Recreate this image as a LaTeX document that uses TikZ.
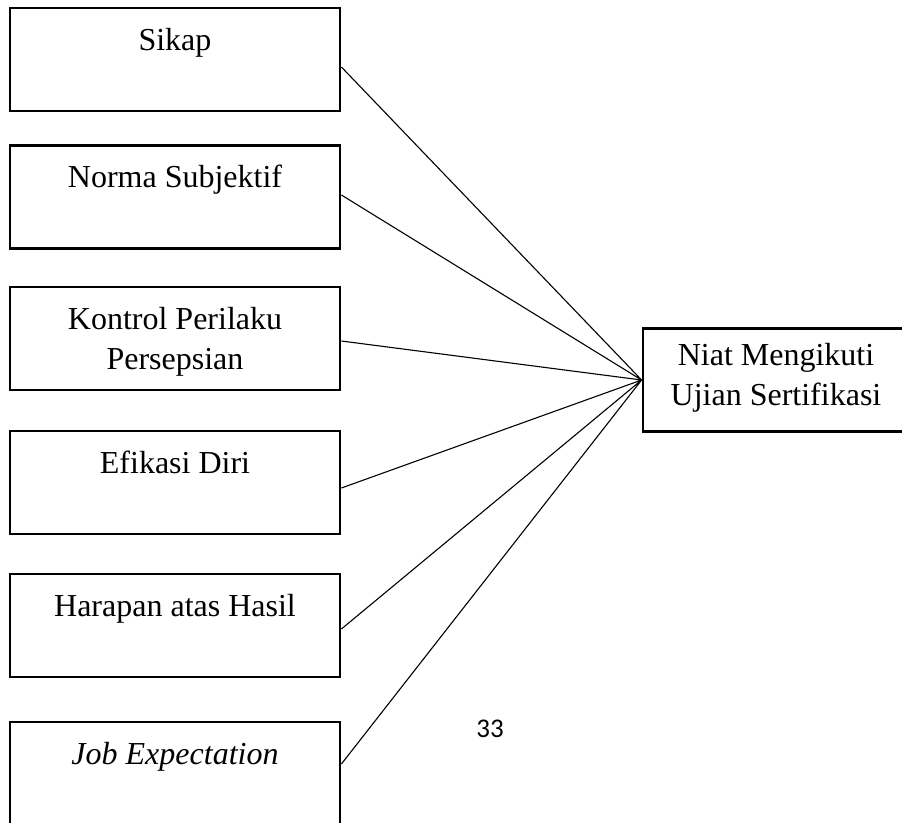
\documentclass[tikz,border=0pt]{standalone}
\usepackage{fontspec}
\setmainfont{Liberation Serif}
\newfontfamily\pagefont{Carlito}
\usetikzlibrary{%
  positioning
 ,calc
}
\tikzstyle{model}=[x=1pt,y=-1pt,on grid,line width=1.1pt]
\tikzstyle{var}=[rectangle,draw=black,line width=2.8pt,minimum width=330pt,minimum height=103pt,inner sep=0pt,text height=42pt,text depth=61pt,align=center,font=\fontsize{32}{40}\selectfont]
\tikzstyle{twoline}=[text height=82pt,text depth=21pt]
\tikzstyle{dep}=[var,minimum width=266pt,text height=77pt,text depth=26pt]

\begin{document}
\begin{tikzpicture}[model]
  \useasboundingbox (0,0) rectangle (902,822);
  \node[var] (sikap) at (175,59.5) {Sikap};
  \node[var] (norma) [below=137.5pt of sikap] {Norma Subjektif};
  \node[var,twoline] (kontrol) [below=141.5pt of norma] {Kontrol Perilaku\\Persepsian};
  \node[var] (efikasi) [below=144pt of kontrol] {Efikasi Diri};
  \node[var] (harapan) [below=143pt of efikasi] {Harapan atas Hasil};
  \node[var] (job) [below=148pt of harapan] {\textit{Job Expectation}};
  % \node[dep] (niat) [right of=kontrol] {};
  \node[dep] (niat) at (776,380) {Niat Mengikuti\\Ujian Sertifikasi};
  \node[font=\pagefont\fontsize{27}{30}\selectfont,anchor=base] (hal) at (490,737) {33};
%
  \draw
  ([yshift=-7.5pt]sikap.east) -- (niat.west)
  ([yshift=2pt]norma.east) -- (niat.west)
  ([yshift=-2.5pt]kontrol.east) -- (niat.west)
  ([yshift=-5.5pt]efikasi.east) -- (niat.west)
  ([yshift=-3.5pt]harapan.east) -- (niat.west)
  ([yshift=9.5pt]job.east) -- (niat.west);
\end{tikzpicture}
\end{document}
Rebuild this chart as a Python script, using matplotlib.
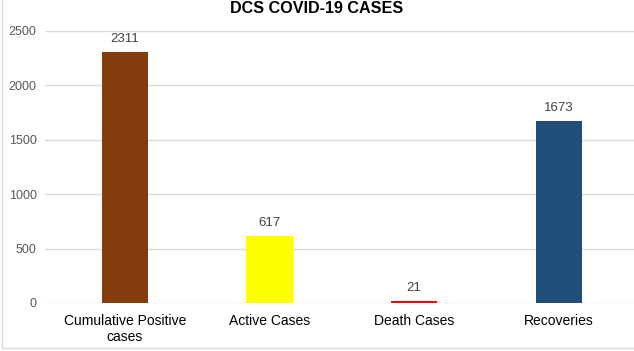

Your goal |
Drop the images and repeat the data exactly.

Answer to this task |
Recreate this image as a LaTeX document that uses TikZ.
\documentclass[tikz,border=0pt]{standalone}
\usepackage{fontspec}
\setmainfont{Liberation Serif}
\newfontfamily\pagefont{Carlito}
\usetikzlibrary{%
  positioning
 ,calc
}
\tikzstyle{model}=[x=1pt,y=-1pt,on grid,line width=1.1pt]
\tikzstyle{var}=[rectangle,draw=black,line width=2.8pt,minimum width=330pt,minimum height=103pt,inner sep=0pt,text height=42pt,text depth=61pt,align=center,font=\fontsize{32}{40}\selectfont]
\tikzstyle{twoline}=[text height=82pt,text depth=21pt]
\tikzstyle{dep}=[var,minimum width=266pt,text height=77pt,text depth=26pt]

\begin{document}
\begin{tikzpicture}[model]
  \useasboundingbox (0,0) rectangle (902,822);
  \node[var] (sikap) at (175,59.5) {Sikap};
  \node[var] (norma) [below=137.5pt of sikap] {Norma Subjektif};
  \node[var,twoline] (kontrol) [below=141.5pt of norma] {Kontrol Perilaku\\Persepsian};
  \node[var] (efikasi) [below=144pt of kontrol] {Efikasi Diri};
  \node[var] (harapan) [below=143pt of efikasi] {Harapan atas Hasil};
  \node[var] (job) [below=148pt of harapan] {\textit{Job Expectation}};
  % \node[dep] (niat) [right of=kontrol] {};
  \node[dep] (niat) at (776,380) {Niat Mengikuti\\Ujian Sertifikasi};
  \node[font=\pagefont\fontsize{27}{30}\selectfont,anchor=base] (hal) at (490,737) {33};
%
  \draw
  ([yshift=-7.5pt]sikap.east) -- (niat.west)
  ([yshift=2pt]norma.east) -- (niat.west)
  ([yshift=-2.5pt]kontrol.east) -- (niat.west)
  ([yshift=-5.5pt]efikasi.east) -- (niat.west)
  ([yshift=-3.5pt]harapan.east) -- (niat.west)
  ([yshift=9.5pt]job.east) -- (niat.west);
\end{tikzpicture}
\end{document}
Rebuild this chart as a Python script, using matplotlib.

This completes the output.